DATA EXCERPT —
┄┄┄┄┄┄┄┄┄┄┄┄┄┄┄┄┄┄┄┄

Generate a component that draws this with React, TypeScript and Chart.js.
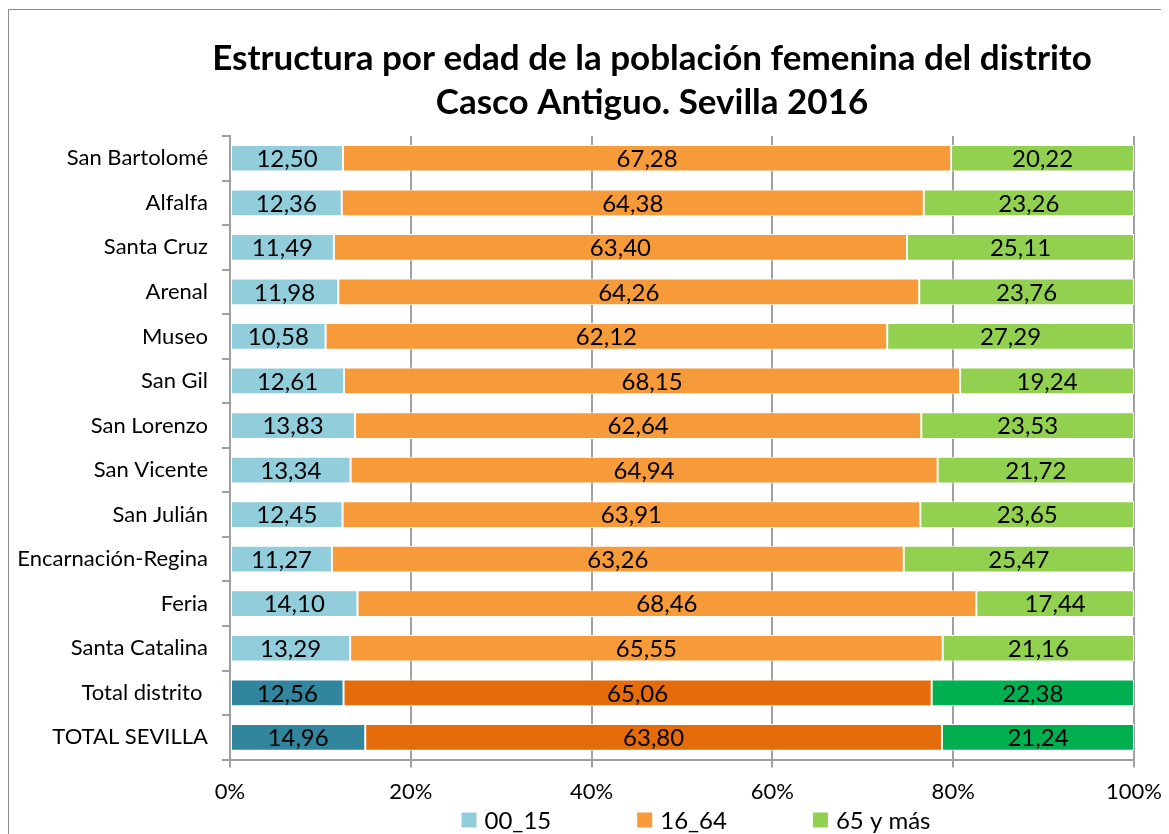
import React, { useEffect, useRef } from "react";
import { Chart, registerables } from "chart.js";

Chart.register(...registerables);

const titleLines = [
  "Estructura por edad de la población femenina del distrito",
  "Casco Antiguo. Sevilla 2016",
];

const categories = [
  "San Bartolomé",
  "Alfalfa",
  "Santa Cruz",
  "Arenal",
  "Museo",
  "San Gil",
  "San Lorenzo",
  "San Vicente",
  "San Julián",
  "Encarnación-Regina",
  "Feria",
  "Santa Catalina",
  "Total distrito ",
  "TOTAL SEVILLA",
];

const totalCategories = ["Total distrito ", "TOTAL SEVILLA"];

const seriesNames = ["00_15", "16_64", "65 y más"];

const values00_15 = [12.5, 12.36, 11.49, 11.98, 10.58, 12.61, 13.83, 13.34, 12.45, 11.27, 14.1, 13.29, 12.56, 14.96];
const values16_64 = [67.28, 64.38, 63.4, 64.26, 62.12, 68.15, 62.64, 64.94, 63.91, 63.26, 68.46, 65.55, 65.06, 63.8];
const values65 = [20.22, 23.26, 25.11, 23.76, 27.29, 19.24, 23.53, 21.72, 23.65, 25.47, 17.44, 21.16, 22.38, 21.24];

const xTickLabels = ["0%", "20%", "40%", "60%", "80%", "100%"];

const FONT = "Lato, 'Open Sans', sans-serif";

const lightColors = ["#92CDDC", "#F79A3A", "#92D050"];
const darkColors = ["#31859C", "#E46C0A", "#00B050"];
const axisGray = "#a0a0a0";

const fmt = (v: number) => v.toFixed(2).replace(".", ",");

const framePlugin = {
  id: "frame",
  beforeDraw(chart: any) {
    const { ctx, width, height } = chart;
    ctx.save();
    ctx.fillStyle = "#ffffff";
    ctx.fillRect(0, 0, width, height);
    ctx.strokeStyle = "#8a8a8a";
    ctx.lineWidth = 1;
    ctx.beginPath();
    ctx.moveTo(0.5, height);
    ctx.lineTo(0.5, 1.5);
    ctx.lineTo(width, 1.5);
    ctx.stroke();
    ctx.restore();
  },
};

const dataLabelPlugin = {
  id: "dataLabels",
  afterDatasetsDraw(chart: any) {
    const { ctx } = chart;
    ctx.save();
    ctx.font = `24px ${FONT}`;
    ctx.fillStyle = "#000000";
    ctx.textAlign = "center";
    ctx.textBaseline = "middle";
    chart.data.datasets.forEach((ds: any, di: number) => {
      const meta = chart.getDatasetMeta(di);
      meta.data.forEach((bar: any, i: number) => {
        const p = bar.getProps(["x", "y", "base"], true);
        ctx.fillText(fmt(ds.data[i]), (p.x + p.base) / 2, p.y + 1);
      });
    });
    ctx.restore();
  },
};

const legendPlugin = {
  id: "customLegend",
  afterDraw(chart: any) {
    const { ctx, chartArea } = chart;
    ctx.save();
    ctx.font = `24px ${FONT}`;
    ctx.textBaseline = "middle";
    ctx.textAlign = "left";
    const box = 15;
    const gap = 8;
    const spacing = 86;
    const items = chart.data.datasets.map((ds: any) => ({
      label: ds.label as string,
      color: ds.legendColor as string,
      w: ctx.measureText(ds.label).width,
    }));
    const total =
      items.reduce((s: number, it: any) => s + box + gap + it.w, 0) + spacing * (items.length - 1);
    let x = (chartArea.left + chartArea.right) / 2 - total / 2 + 14;
    const y = chart.height - 14;
    items.forEach((it: any) => {
      ctx.fillStyle = it.color;
      ctx.fillRect(x, y - box / 2, box, box);
      ctx.fillStyle = "#000000";
      ctx.fillText(it.label, x + box + gap, y + 1);
      x += box + gap + it.w + spacing;
    });
    ctx.restore();
  },
};

export default function App() {
  const ref = useRef<HTMLCanvasElement | null>(null);

  useEffect(() => {
    if (!ref.current) return;
    const seriesValues = [values00_15, values16_64, values65];
    const chart = new Chart(ref.current, {
      type: "bar",
      data: {
        labels: categories,
        datasets: seriesNames.map((name, si) => ({
          label: name,
          data: seriesValues[si],
          legendColor: lightColors[si],
          backgroundColor: categories.map((c) =>
            totalCategories.includes(c) ? darkColors[si] : lightColors[si]
          ),
          borderColor: "#ffffff",
          borderWidth: 1,
          borderSkipped: false,
          categoryPercentage: 1,
          barPercentage: 0.6,
        })) as any,
      },
      options: {
        indexAxis: "y",
        responsive: false,
        animation: false,
        layout: { padding: { left: 0, right: 0, top: 0, bottom: 18 } },
        scales: {
          x: {
            stacked: true,
            min: 0,
            max: 100,
            ticks: {
              stepSize: 20,
              color: "#000000",
              font: { family: FONT, size: 22 },
              padding: 11,
              callback: (_v: any, i: number) => xTickLabels[i],
            },
            grid: {
              color: axisGray,
              lineWidth: 2,
              drawTicks: true,
              tickLength: 8,
            },
            border: { display: true, color: axisGray, width: 2 },
            afterFit: (scale: any) => {
              scale.paddingRight = 162;
            },
          },
          y: {
            stacked: true,
            ticks: {
              color: "#000000",
              font: { family: FONT, size: 22 },
              padding: 14,
              autoSkip: false,
            },
            grid: {
              drawOnChartArea: false,
              drawTicks: true,
              tickLength: 8,
              color: axisGray,
              lineWidth: 2,
              offset: true,
            },
            border: { display: true, color: axisGray, width: 2 },
            afterFit: (scale: any) => {
              scale.width = 222;
            },
          },
        },
        plugins: {
          legend: { display: false },
          tooltip: { enabled: false },
          title: {
            display: true,
            text: titleLines,
            color: "#000000",
            font: { family: FONT, size: 35, weight: "bold", lineHeight: 1.257 },
            padding: { top: 29, bottom: 11 },
          },
        },
      } as any,
      plugins: [framePlugin, dataLabelPlugin, legendPlugin],
    });
    return () => chart.destroy();
  }, []);

  return (
    <div style={{ width: 1161, height: 826, overflow: "hidden" }}>
      <canvas ref={ref} width={1288} height={826} style={{ display: "block" }} />
    </div>
  );
}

┄┄┄┄┄┄┄┄┄┄┄┄┄┄┄┄┄┄┄┄

GOAL — Return each line from the material above exactly, but not the pictures.

TASK RESULT —
Generate a component that draws this with React, TypeScript and Chart.js.
import React, { useEffect, useRef } from "react";
import { Chart, registerables } from "chart.js";

Chart.register(...registerables);

const titleLines = [
  "Estructura por edad de la población femenina del distrito",
  "Casco Antiguo. Sevilla 2016",
];

const categories = [
  "San Bartolomé",
  "Alfalfa",
  "Santa Cruz",
  "Arenal",
  "Museo",
  "San Gil",
  "San Lorenzo",
  "San Vicente",
  "San Julián",
  "Encarnación-Regina",
  "Feria",
  "Santa Catalina",
  "Total distrito ",
  "TOTAL SEVILLA",
];

const totalCategories = ["Total distrito ", "TOTAL SEVILLA"];

const seriesNames = ["00_15", "16_64", "65 y más"];

const values00_15 = [12.5, 12.36, 11.49, 11.98, 10.58, 12.61, 13.83, 13.34, 12.45, 11.27, 14.1, 13.29, 12.56, 14.96];
const values16_64 = [67.28, 64.38, 63.4, 64.26, 62.12, 68.15, 62.64, 64.94, 63.91, 63.26, 68.46, 65.55, 65.06, 63.8];
const values65 = [20.22, 23.26, 25.11, 23.76, 27.29, 19.24, 23.53, 21.72, 23.65, 25.47, 17.44, 21.16, 22.38, 21.24];

const xTickLabels = ["0%", "20%", "40%", "60%", "80%", "100%"];

const FONT = "Lato, 'Open Sans', sans-serif";

const lightColors = ["#92CDDC", "#F79A3A", "#92D050"];
const darkColors = ["#31859C", "#E46C0A", "#00B050"];
const axisGray = "#a0a0a0";

const fmt = (v: number) => v.toFixed(2).replace(".", ",");

const framePlugin = {
  id: "frame",
  beforeDraw(chart: any) {
    const { ctx, width, height } = chart;
    ctx.save();
    ctx.fillStyle = "#ffffff";
    ctx.fillRect(0, 0, width, height);
    ctx.strokeStyle = "#8a8a8a";
    ctx.lineWidth = 1;
    ctx.beginPath();
    ctx.moveTo(0.5, height);
    ctx.lineTo(0.5, 1.5);
    ctx.lineTo(width, 1.5);
    ctx.stroke();
    ctx.restore();
  },
};

const dataLabelPlugin = {
  id: "dataLabels",
  afterDatasetsDraw(chart: any) {
    const { ctx } = chart;
    ctx.save();
    ctx.font = `24px ${FONT}`;
    ctx.fillStyle = "#000000";
    ctx.textAlign = "center";
    ctx.textBaseline = "middle";
    chart.data.datasets.forEach((ds: any, di: number) => {
      const meta = chart.getDatasetMeta(di);
      meta.data.forEach((bar: any, i: number) => {
        const p = bar.getProps(["x", "y", "base"], true);
        ctx.fillText(fmt(ds.data[i]), (p.x + p.base) / 2, p.y + 1);
      });
    });
    ctx.restore();
  },
};

const legendPlugin = {
  id: "customLegend",
  afterDraw(chart: any) {
    const { ctx, chartArea } = chart;
    ctx.save();
    ctx.font = `24px ${FONT}`;
    ctx.textBaseline = "middle";
    ctx.textAlign = "left";
    const box = 15;
    const gap = 8;
    const spacing = 86;
    const items = chart.data.datasets.map((ds: any) => ({
      label: ds.label as string,
      color: ds.legendColor as string,
      w: ctx.measureText(ds.label).width,
    }));
    const total =
      items.reduce((s: number, it: any) => s + box + gap + it.w, 0) + spacing * (items.length - 1);
    let x = (chartArea.left + chartArea.right) / 2 - total / 2 + 14;
    const y = chart.height - 14;
    items.forEach((it: any) => {
      ctx.fillStyle = it.color;
      ctx.fillRect(x, y - box / 2, box, box);
      ctx.fillStyle = "#000000";
      ctx.fillText(it.label, x + box + gap, y + 1);
      x += box + gap + it.w + spacing;
    });
    ctx.restore();
  },
};

export default function App() {
  const ref = useRef<HTMLCanvasElement | null>(null);

  useEffect(() => {
    if (!ref.current) return;
    const seriesValues = [values00_15, values16_64, values65];
    const chart = new Chart(ref.current, {
      type: "bar",
      data: {
        labels: categories,
        datasets: seriesNames.map((name, si) => ({
          label: name,
          data: seriesValues[si],
          legendColor: lightColors[si],
          backgroundColor: categories.map((c) =>
            totalCategories.includes(c) ? darkColors[si] : lightColors[si]
          ),
          borderColor: "#ffffff",
          borderWidth: 1,
          borderSkipped: false,
          categoryPercentage: 1,
          barPercentage: 0.6,
        })) as any,
      },
      options: {
        indexAxis: "y",
        responsive: false,
        animation: false,
        layout: { padding: { left: 0, right: 0, top: 0, bottom: 18 } },
        scales: {
          x: {
            stacked: true,
            min: 0,
            max: 100,
            ticks: {
              stepSize: 20,
              color: "#000000",
              font: { family: FONT, size: 22 },
              padding: 11,
              callback: (_v: any, i: number) => xTickLabels[i],
            },
            grid: {
              color: axisGray,
              lineWidth: 2,
              drawTicks: true,
              tickLength: 8,
            },
            border: { display: true, color: axisGray, width: 2 },
            afterFit: (scale: any) => {
              scale.paddingRight = 162;
            },
          },
          y: {
            stacked: true,
            ticks: {
              color: "#000000",
              font: { family: FONT, size: 22 },
              padding: 14,
              autoSkip: false,
            },
            grid: {
              drawOnChartArea: false,
              drawTicks: true,
              tickLength: 8,
              color: axisGray,
              lineWidth: 2,
              offset: true,
            },
            border: { display: true, color: axisGray, width: 2 },
            afterFit: (scale: any) => {
              scale.width = 222;
            },
          },
        },
        plugins: {
          legend: { display: false },
          tooltip: { enabled: false },
          title: {
            display: true,
            text: titleLines,
            color: "#000000",
            font: { family: FONT, size: 35, weight: "bold", lineHeight: 1.257 },
            padding: { top: 29, bottom: 11 },
          },
        },
      } as any,
      plugins: [framePlugin, dataLabelPlugin, legendPlugin],
    });
    return () => chart.destroy();
  }, []);

  return (
    <div style={{ width: 1161, height: 826, overflow: "hidden" }}>
      <canvas ref={ref} width={1288} height={826} style={{ display: "block" }} />
    </div>
  );
}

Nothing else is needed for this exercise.